Characteristics and Parameters of Plasma of a High-Voltage Nanosecond Discharge in Argon at Atmospheric Pressure with an Ectonic Mechanism of Copper Vapor Introduction into Plasma

Abstract

The characteristics and parameters of a high-voltage nanosecond discharge between copper electrodes in argon at atmospheric pressure are presented. In the process of microexplosions of inhomogeneities on the working surfaces of the electrodes in a strong electric field; copper vapors are introduced into the gap between the electrodes due to the formation of an ecton. This creates the prerequisites for the synthesis of thin nanostructured copper films which can be deposited on a dielectric substrate installed near the electrode system.
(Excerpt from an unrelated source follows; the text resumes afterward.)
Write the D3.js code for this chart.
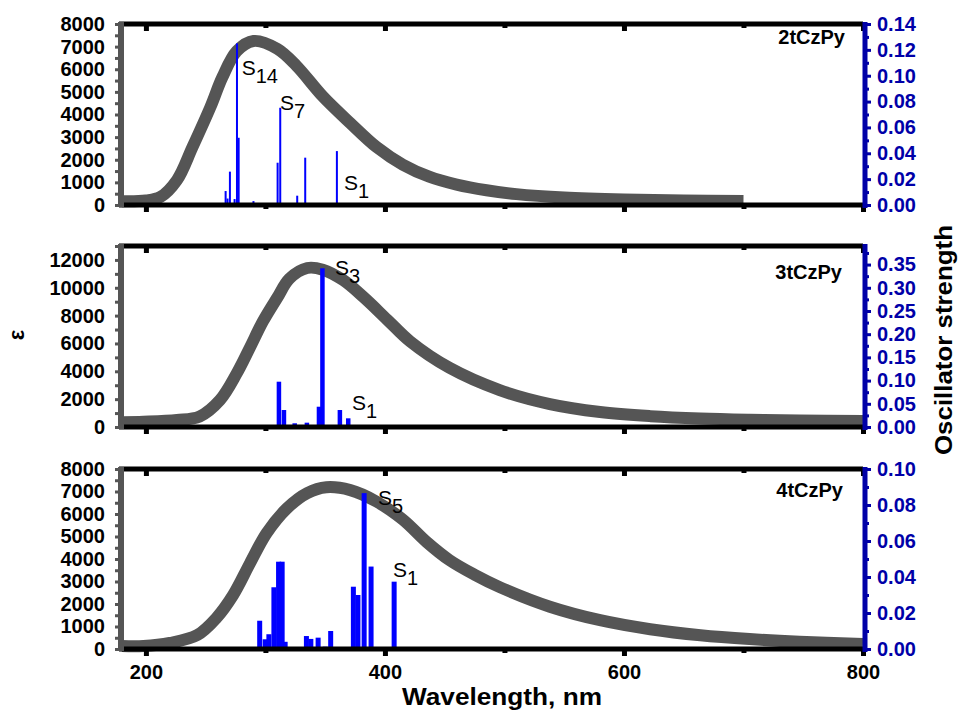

The spatial and electrical characteristics of a nanosecond discharge were investigated at a distance d = 2 mm between the electrodes. A study of the emission spectra of the discharge and the oscillograms of the emission of the most intense spectral lines and bands was carried out, which made it possible to establish the main excited products that are formed in plasma. Optimization of the time-averaged UV radiation of a point emitter was carried out depending on the voltage supply of the high-voltage modulator and the repetition rate of the discharge pulses. By the method of numerical simulation of the discharge plasma parameters based on argon at atmospheric pressure and copper vapor by solving the Boltzmann kinetic equation for the electron energy distribution function: mobility, tempe-rature and density of electrons in plasma, specific discharge power losses for the main electronic processes and their rate constants depending on the value of the ratio of the electric field strength (E) to the total concentration of argon atoms and a small admixture of copper vapors (N) for plasma under conditions close to those realized in this experiment have been calculated.